Fantastic piece the other day by David Brooks (welcome back, David!) on humility and the lack thereof (High-Five Nation). The Joe Wilson / Serena Williams / Kanye West fiascos provided the opening to a piece that highlighted how our attitudes towards war and foreign policy changed since World War 2. WW2 ended with the US president and troops accepting the awe and terror of the moment and of history. The US performed a great and noble task and reacted with the proper humility of a people who appreciated the greatness of the challenge they had faced. Contrast that to the simplistic posturing of many of those both for and against the war in Iraq. One nice thing about Barack Obama as president is that we have neither a smirking President Bush bragging about Mission Accomplished nor a self-righteous Senator Obama taking a leading role in an equally dangerous and simplistic campaign mocking those who chose war and clamoring for immediate withdrawal, a policy he then rejected upon becoming president.
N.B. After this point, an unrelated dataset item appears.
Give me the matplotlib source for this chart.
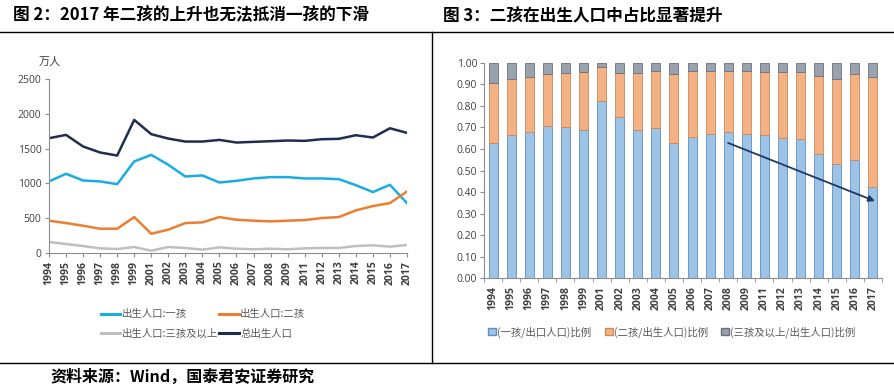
import numpy as np
import matplotlib.pyplot as plt
from matplotlib.lines import Line2D
from matplotlib.patches import Patch

plt.rcParams['font.family'] = ['Noto Sans CJK SC', 'DejaVu Sans']

# Data
years = ['1994', '1995', '1996', '1997', '1998', '1999', '2001', '2002', '2003', '2004', '2005',
         '2006', '2007', '2008', '2009', '2011', '2012', '2013', '2014', '2015', '2016', '2017']

# births, 10k persons
first_child = [1028, 1138, 1042, 1028, 989, 1315, 1410, 1267, 1099, 1114, 1013,
               1037, 1071, 1090, 1090, 1071, 1071, 1061, 975, 875, 980, 717]
second_child = [464, 430, 392, 349, 349, 516, 277, 335, 430, 440, 516,
                478, 464, 454, 464, 473, 502, 516, 612, 674, 717, 884]
third_plus = [158, 129, 100, 67, 57, 86, 33, 86, 72, 48, 81,
              62, 53, 62, 53, 67, 72, 72, 100, 110, 91, 115]
total_births = [1649, 1697, 1530, 1444, 1400, 1912, 1707, 1644, 1601, 1601, 1625,
                1587, 1597, 1606, 1616, 1611, 1635, 1640, 1692, 1659, 1792, 1726]

# shares of births
share_first = [0.626, 0.667, 0.678, 0.709, 0.701, 0.688, 0.822, 0.750, 0.688, 0.696, 0.628,
               0.657, 0.668, 0.678, 0.668, 0.664, 0.651, 0.645, 0.577, 0.529, 0.547, 0.422]
share_second = [0.279, 0.257, 0.255, 0.241, 0.251, 0.269, 0.161, 0.202, 0.264, 0.267, 0.319,
                 0.304, 0.295, 0.285, 0.295, 0.293, 0.306, 0.312, 0.361, 0.398, 0.402, 0.511]
share_third = [0.095, 0.076, 0.067, 0.050, 0.048, 0.043, 0.017, 0.048, 0.048, 0.037, 0.053,
               0.039, 0.037, 0.037, 0.037, 0.043, 0.043, 0.043, 0.062, 0.073, 0.051, 0.067]

# trend arrow on the share chart (bar index, share)
arrow_start = (12.85, 0.633)
arrow_end = (21.25, 0.353)

line_labels = ['出生人口:一孩', '出生人口:二孩', '出生人口:三孩及以上', '总出生人口']
bar_labels = ['(一孩/出口人口)比例', '(二孩/出生人口)比例', '(三孩及以上/出生人口)比例']

C_FIRST = '#1AADE4'
C_SECOND = '#ED7D31'
C_THIRD = '#BFBFBF'
C_TOTAL = '#1F2E50'
AXIS_GREY = '#8C8C8C'
TICK_FONT = ['Open Sans', 'DejaVu Sans']

fig = plt.figure(figsize=(8.94, 3.92), dpi=100)

# frame lines and titles
fig.add_artist(Line2D([0, 1], [0.918, 0.918], transform=fig.transFigure, color='black', lw=1.0))
fig.add_artist(Line2D([0.4832, 0.4832], [0.918, 0.074], transform=fig.transFigure, color='black', lw=1.0))
fig.add_artist(Line2D([0, 1], [0.074, 0.074], transform=fig.transFigure, color='black', lw=1.0))

fig.text(0.0145, 0.962, '图 2：2017 年二孩的上升也无法抵消一孩的下滑', fontsize=12, fontweight='bold',
         va='center', ha='left')
fig.text(0.4955, 0.962, '图 3：二孩在出生人口中占比显著提升', fontsize=12, fontweight='bold',
         va='center', ha='left')
fig.text(0.056, 0.038, '资料来源：Wind，国泰君安证券研究', fontsize=11.5, fontweight='bold',
         va='center', ha='left')

# ---- left: births by parity ----
x = np.arange(len(years))
ax1 = fig.add_axes([0.0548, 0.3546, 0.4004, 0.4439])
ax1.plot(x, first_child, color=C_FIRST, lw=1.8)
ax1.plot(x, second_child, color=C_SECOND, lw=1.8)
ax1.plot(x, third_plus, color=C_THIRD, lw=1.8)
ax1.plot(x, total_births, color=C_TOTAL, lw=1.8)
ax1.set_xlim(0, len(years) - 1)
ax1.set_ylim(0, 2500)
ax1.set_yticks(np.arange(0, 2501, 500))
ax1.set_xticks(x)
ax1.set_xticklabels(years, rotation=90, fontsize=7.5, fontweight='bold', family=TICK_FONT)
for lab in ax1.get_yticklabels():
    lab.set_family(TICK_FONT)
    lab.set_fontsize(7.5)
for s in ['top', 'right']:
    ax1.spines[s].set_visible(False)
for s in ['left', 'bottom']:
    ax1.spines[s].set_color(AXIS_GREY)
ax1.tick_params(axis='both', direction='out', length=3, color=AXIS_GREY, colors='#404040', pad=2.5)
fig.text(0.0436, 0.842, '万人', fontsize=8, color='#404040', va='center', ha='left')

h = [Line2D([], [], color=C_FIRST, lw=2.2), Line2D([], [], color=C_THIRD, lw=2.2),
     Line2D([], [], color=C_SECOND, lw=2.2), Line2D([], [], color=C_TOTAL, lw=2.2)]
lab = [line_labels[0], line_labels[2], line_labels[1], line_labels[3]]
fig.legend(h, lab, ncol=2, loc='center', bbox_to_anchor=(0.227, 0.173), frameon=False,
           fontsize=7.5, handlelength=1.9, handletextpad=0.1, columnspacing=0.15,
           labelspacing=0.9, labelcolor='#595959')

# ---- right: share of births ----
B_FIRST, E_FIRST = '#9DC3E6', '#5F8FBF'
B_SECOND, E_SECOND = '#F4B183', '#C98A5C'
B_THIRD, E_THIRD = '#9AA2AE', '#687080'

ax2 = fig.add_axes([0.5414, 0.2908, 0.4452, 0.5485])
w = 0.5
ax2.bar(x, share_first, w, color=B_FIRST, edgecolor=E_FIRST, lw=0.6)
ax2.bar(x, share_second, w, bottom=share_first, color=B_SECOND, edgecolor=E_SECOND, lw=0.6)
bottom3 = np.array(share_first) + np.array(share_second)
ax2.bar(x, share_third, w, bottom=bottom3, color=B_THIRD, edgecolor=E_THIRD, lw=0.6)
ax2.set_xlim(-0.5, len(years) - 0.5)
ax2.set_ylim(0, 1.0)
ax2.set_yticks(np.arange(0, 1.001, 0.1))
ax2.set_yticklabels(['%.2f' % v for v in np.arange(0, 1.001, 0.1)], family=TICK_FONT, fontsize=7.5)
ax2.set_xticks(x)
ax2.set_xticklabels(years, rotation=90, fontsize=7.5, fontweight='bold', family=TICK_FONT)
ax2.set_xticks(np.arange(-0.5, len(years), 1), minor=True)
ax2.tick_params(axis='x', which='major', length=0, pad=6, colors='#404040')
ax2.tick_params(axis='x', which='minor', length=3, color=AXIS_GREY)
ax2.tick_params(axis='y', direction='out', length=3, color=AXIS_GREY, colors='#404040', pad=2)
for s in ['top', 'right']:
    ax2.spines[s].set_visible(False)
for s in ['left', 'bottom']:
    ax2.spines[s].set_color(AXIS_GREY)

ax2.annotate('', xy=arrow_end, xytext=arrow_start,
             arrowprops=dict(arrowstyle='-|>', color='#1F3864', lw=1.3, mutation_scale=9))

ph = [Patch(facecolor=B_FIRST, edgecolor=E_FIRST), Patch(facecolor=B_SECOND, edgecolor=E_SECOND),
      Patch(facecolor=B_THIRD, edgecolor=E_THIRD)]
fig.legend(ph, bar_labels, ncol=3, loc='center', bbox_to_anchor=(0.7517, 0.153), frameon=False,
           fontsize=7.5, handlelength=0.75, handleheight=0.75, handletextpad=0.1,
           columnspacing=1.3, labelcolor='#595959')

fig.savefig('out.png', dpi=100)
Humility is fundamentally a respect for the difficulty of the challenges we face, and a respect for those who choose other ways to face those challenges. It is one of the most essential traits of a good manager.
Note: Humility does not mean that you shrink away from the challenge. It’s not a minimization of self, it’s an increase in respect for people and challenges. And not the way Ali G says Respect while mocking everything he comes across. Somehow when Self Expression replaced Humility as a value, Respect came to mean respecting somebody else’s self expression, thus turning the word completely on its head.
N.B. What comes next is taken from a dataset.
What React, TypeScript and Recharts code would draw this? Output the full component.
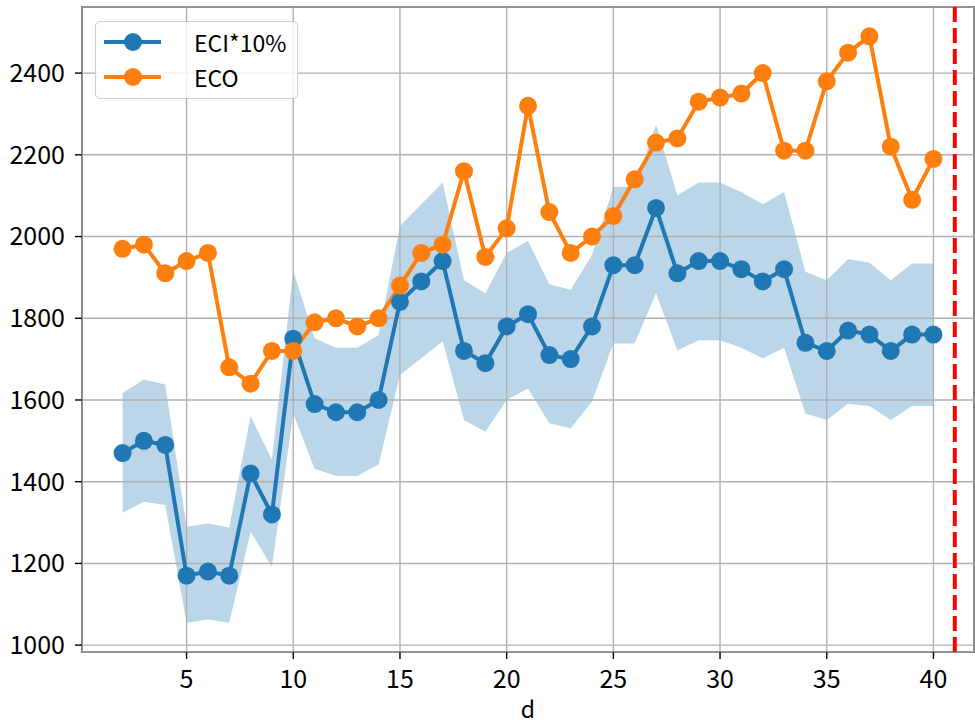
import React from 'react';
import {
  ComposedChart,
  Line,
  Area,
  XAxis,
  YAxis,
  CartesianGrid,
  ReferenceLine,
  ReferenceArea,
  Legend,
} from 'recharts';

const days = [2, 3, 4, 5, 6, 7, 8, 9, 10, 11, 12, 13, 14, 15, 16, 17, 18, 19, 20, 21, 22, 23, 24, 25, 26, 27, 28, 29, 30, 31, 32, 33, 34, 35, 36, 37, 38, 39, 40];

const eci = [1470, 1500, 1490, 1170, 1180, 1170, 1420, 1320, 1750, 1590, 1570, 1570, 1600, 1840, 1890, 1940, 1720, 1690, 1780, 1810, 1710, 1700, 1780, 1930, 1930, 2070, 1910, 1940, 1940, 1920, 1890, 1920, 1740, 1720, 1770, 1760, 1720, 1760, 1760];

const eco = [1970, 1980, 1910, 1940, 1960, 1680, 1640, 1720, 1720, 1790, 1800, 1780, 1800, 1880, 1960, 1980, 2160, 1950, 2020, 2320, 2060, 1960, 2000, 2050, 2140, 2230, 2240, 2330, 2340, 2350, 2400, 2210, 2210, 2380, 2450, 2490, 2220, 2090, 2190];

const bandLow = [1324, 1351, 1343, 1055, 1063, 1055, 1277, 1192, 1567, 1432, 1414, 1414, 1442, 1661, 1702, 1744, 1551, 1522, 1600, 1628, 1543, 1530, 1596, 1738, 1738, 1861, 1721, 1746, 1746, 1728, 1702, 1728, 1567, 1551, 1591, 1585, 1551, 1585, 1585];

const bandHigh = [1617, 1650, 1638, 1290, 1298, 1288, 1561, 1454, 1916, 1751, 1728, 1728, 1759, 2026, 2079, 2132, 1893, 1861, 1960, 1989, 1883, 1870, 1955, 2121, 2121, 2274, 2101, 2132, 2132, 2109, 2079, 2109, 1914, 1893, 1945, 1936, 1893, 1934, 1934];

const xTicks = [5, 10, 15, 20, 25, 30, 35, 40];
const yTicks = [1000, 1200, 1400, 1600, 1800, 2000, 2200, 2400];
const xDomain = [0.1, 41.9];
const yDomain = [983.25, 2561.75];
const cutoffDay = 41;

const seriesNames = ['ECI*10%', 'ECO'];
const BLUE = '#1f77b4';
const ORANGE = '#ff7f0e';
const FONT = '"Noto Sans CJK JP", "Noto Sans", sans-serif';

const data = days.map((d, i) => ({
  d,
  eci: eci[i],
  eco: eco[i],
  band: [bandLow[i], bandHigh[i]],
}));

const LegendBox = () => {
  const items = [
    { name: seriesNames[0], color: BLUE },
    { name: seriesNames[1], color: ORANGE },
  ];
  return (
    <div
      style={{
        width: 201,
        height: 76,
        border: '1.4px solid #d0d0d0',
        borderRadius: 5,
        background: 'rgba(255,255,255,0.8)',
        position: 'relative',
        boxSizing: 'content-box',
      }}
    >
      {items.map((it, i) => (
        <div key={it.name} style={{ position: 'absolute', left: 0, top: 2 + i * 35, height: 36, width: 201 }}>
          <svg width={80} height={36} style={{ position: 'absolute', left: 0, top: 0 }}>
            <line x1={8} y1={18} x2={65} y2={18} stroke={it.color} strokeWidth={4} />
            <circle cx={37} cy={18} r={9} fill={it.color} />
          </svg>
          <span
            style={{
              position: 'absolute',
              left: 98,
              top: 0,
              lineHeight: '36px',
              fontSize: 23,
              fontFamily: FONT,
              color: '#000',
              whiteSpace: 'nowrap',
            }}
          >
            {it.name}
          </span>
        </div>
      ))}
    </div>
  );
};

export default function App() {
  return (
    <div style={{ position: 'absolute', left: 0, top: 0, width: 975, height: 725, background: '#fff' }}>
      <ComposedChart
        width={975}
        height={725}
        data={data}
        margin={{ top: 7, right: 1, bottom: 0, left: 0 }}
      >
        <XAxis
          dataKey="d"
          type="number"
          domain={xDomain}
          ticks={xTicks}
          allowDataOverflow
          axisLine={false}
          tickLine={{ stroke: '#000', strokeWidth: 1.4 }}
          tickSize={7}
          tickMargin={11}
          height={73}
          tick={{ fill: '#000', fontSize: 25, fontFamily: FONT }}
          label={{ value: 'd', position: 'insideBottom', offset: 7, fill: '#000', fontSize: 23, fontFamily: FONT }}
        />
        <YAxis
          type="number"
          domain={yDomain}
          ticks={yTicks}
          allowDataOverflow
          axisLine={false}
          tickLine={{ stroke: '#000', strokeWidth: 1.4 }}
          tickSize={7}
          tickMargin={10}
          width={82}
          tick={{ fill: '#000', fontSize: 25, fontFamily: FONT }}
        />
        <Area
          dataKey="band"
          type="linear"
          stroke="none"
          fill={BLUE}
          fillOpacity={0.3}
          isAnimationActive={false}
          activeDot={false}
          dot={false}
        />
        <CartesianGrid stroke="#b0b0b0" strokeWidth={1.4} zIndex={150} />
        <Line
          dataKey="eci"
          name={seriesNames[0]}
          type="linear"
          stroke={BLUE}
          strokeWidth={4}
          dot={{ r: 9, fill: BLUE, stroke: 'none' }}
          activeDot={false}
          isAnimationActive={false}
        />
        <Line
          dataKey="eco"
          name={seriesNames[1]}
          type="linear"
          stroke={ORANGE}
          strokeWidth={4}
          dot={{ r: 9, fill: ORANGE, stroke: 'none' }}
          activeDot={false}
          isAnimationActive={false}
        />
        <ReferenceLine x={cutoffDay} stroke="#ff0000" strokeWidth={4} strokeDasharray="15 6" />
        <ReferenceArea
          x1={xDomain[0]}
          x2={xDomain[1]}
          y1={yDomain[0]}
          y2={yDomain[1]}
          fill="none"
          fillOpacity={0}
          stroke="#000"
          strokeWidth={1.6}
          ifOverflow="visible"
        />
        <Legend
          layout="vertical"
          align="center"
          verticalAlign="middle"
          content={() => <LegendBox />}
          wrapperStyle={{ position: 'absolute', left: 95, top: 21, width: 204, height: 79 }}
        />
      </ComposedChart>
    </div>
  );
}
As a manager you must stand humble as your great people try to solve complex problems. If you think you have a simpler solution, humbly approach them and see what you can work out together. You must stand humble in the face of projecting your business. There are generally far more obstacles than meets the eye. Respect them.
Personally speaking, almost every time I brag I regret it. I know there are those that build a career on it (you know who you are — actually, maybe you don’t). As Nassim Nicholas Taleb (author of the excellent Fooled by Randomness and the Black Swan) would point out, we get fooled by a survivorship bias here. Those that succeed in building a career through self-expression catch our eye and we don’t notice the millions who failed making similar attempts.
Humility also involves putting the challenge and your teammates ahead of yourself. You’ll feel better, accomplish more, and make others happier and more successful. As a manager, it may be your most important trait.